A few years ago, I went through a comprehensive due diligence process with two potential acquirers before ultimately selling my company to a large strategic buyer. Here are a few of the key lessons that I learned regarding intellectual property (IP) ownership.

Identify all Open Source Software:

Make sure that you fully understand what open source software you have in your code. All open source software comes with some type of license agreement. You need to fully understand these licenses to ensure that you are in compliance. You should also carefully consider whether the potential acquirers will be pleased or concerned about the open source licenses that you choose to imbed in your code. In my experience, many of the “GPL” type of open source licenses cause more concern to potential acquirers, as compared to the more permissive licenses.

Prepare your code for the due diligence process.

Prior to selling our company, we did a series of automated scans of our application to identify any open source software in our code. For all open source components that we found, we documented the license type and the reason for using that open source software. Following this review, we decided to remove some open source components that had “GPL” type licenses, to make the code “cleaner” for a prospective acquirer. Note that this process can take time, so start early. Or, even better, ensure that you have clear procedures to review and approve any open source software prior to letting your developers add these components into your code.

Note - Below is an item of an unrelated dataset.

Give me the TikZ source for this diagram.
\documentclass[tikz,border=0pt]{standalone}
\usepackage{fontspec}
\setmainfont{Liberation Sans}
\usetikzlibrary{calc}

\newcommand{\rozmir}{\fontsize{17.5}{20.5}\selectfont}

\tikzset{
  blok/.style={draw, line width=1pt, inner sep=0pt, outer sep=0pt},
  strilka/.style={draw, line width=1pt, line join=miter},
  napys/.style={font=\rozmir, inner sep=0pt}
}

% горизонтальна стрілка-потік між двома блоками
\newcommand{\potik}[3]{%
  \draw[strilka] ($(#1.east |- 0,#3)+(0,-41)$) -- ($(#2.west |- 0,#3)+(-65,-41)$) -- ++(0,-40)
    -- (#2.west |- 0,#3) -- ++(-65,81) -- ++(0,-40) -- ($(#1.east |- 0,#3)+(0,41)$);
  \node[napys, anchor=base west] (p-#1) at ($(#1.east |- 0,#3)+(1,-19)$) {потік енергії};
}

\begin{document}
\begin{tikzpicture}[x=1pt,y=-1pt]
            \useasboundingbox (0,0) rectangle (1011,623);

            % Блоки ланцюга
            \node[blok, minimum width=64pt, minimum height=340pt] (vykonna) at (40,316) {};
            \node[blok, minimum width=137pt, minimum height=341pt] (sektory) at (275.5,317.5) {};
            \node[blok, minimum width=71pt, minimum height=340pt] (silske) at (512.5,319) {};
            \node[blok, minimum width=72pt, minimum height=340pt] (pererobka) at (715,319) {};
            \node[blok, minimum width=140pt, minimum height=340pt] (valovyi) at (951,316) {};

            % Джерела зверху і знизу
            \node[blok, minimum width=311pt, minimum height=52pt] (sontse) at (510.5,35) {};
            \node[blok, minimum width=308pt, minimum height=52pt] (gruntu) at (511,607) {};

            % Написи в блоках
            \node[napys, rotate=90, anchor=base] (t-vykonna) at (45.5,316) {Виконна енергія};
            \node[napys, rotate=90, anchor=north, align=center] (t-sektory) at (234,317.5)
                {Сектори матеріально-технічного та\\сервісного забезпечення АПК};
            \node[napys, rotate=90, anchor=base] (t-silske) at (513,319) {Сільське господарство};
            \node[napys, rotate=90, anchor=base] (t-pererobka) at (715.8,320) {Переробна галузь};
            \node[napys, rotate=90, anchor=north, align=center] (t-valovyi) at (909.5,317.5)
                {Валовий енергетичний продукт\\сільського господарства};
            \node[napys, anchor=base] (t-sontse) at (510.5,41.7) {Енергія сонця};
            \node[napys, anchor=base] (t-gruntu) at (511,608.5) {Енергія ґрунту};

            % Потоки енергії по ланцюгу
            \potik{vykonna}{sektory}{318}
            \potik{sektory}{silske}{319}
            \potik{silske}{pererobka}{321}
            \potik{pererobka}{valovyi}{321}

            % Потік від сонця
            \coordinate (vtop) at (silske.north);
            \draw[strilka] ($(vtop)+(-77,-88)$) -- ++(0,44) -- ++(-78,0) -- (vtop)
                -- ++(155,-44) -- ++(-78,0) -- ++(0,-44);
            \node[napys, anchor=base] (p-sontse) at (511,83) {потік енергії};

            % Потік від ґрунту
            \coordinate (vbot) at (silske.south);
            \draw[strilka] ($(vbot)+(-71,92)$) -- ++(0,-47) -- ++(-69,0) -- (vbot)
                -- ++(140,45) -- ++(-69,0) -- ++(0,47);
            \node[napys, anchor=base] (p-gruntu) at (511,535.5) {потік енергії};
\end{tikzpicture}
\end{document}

Remove unwanted open source components.

During the due diligence process, both strategic buyers required that we have our application scanned with 3rd party tools to identify all open source components. It seemed as if the acquirer would have chosen to walk away if they didn’t like what they found – even though they really wanted to buy our company. We ended up passing these open source scans with “flying colors” because of our careful preparation. But, the company that did end up buying us required that we remove one specific open source component that had a “LGPL” license – before they would let us sell our solution under their brand name. This reinforced my belief in the importance of ensuring that you fully understand your open source situation before you enter into an M&A process.

Retain Legal Ownership of IP

In my experience, potential buyers also want strong IP language in employment and contractor agreements. They want to make sure that the company has clear and unambiguous rights to the IP that was developed by the employees and/or contractors. For example, during our due diligence process, we were told to revise our employment and contractor agreements to include stronger IP language. We then had to get all of our employees and all of our contractors to sign new agreements. We even had to track down some contractors that hadn’t worked for us for quite some time, and get them to sign as well. And, all of this had to happen prior to closing.

Clear ownership of IP matters. As I now look to coach and invest in early stage companies, clear IP ownership is one of the first things I look for in a potential opportunity.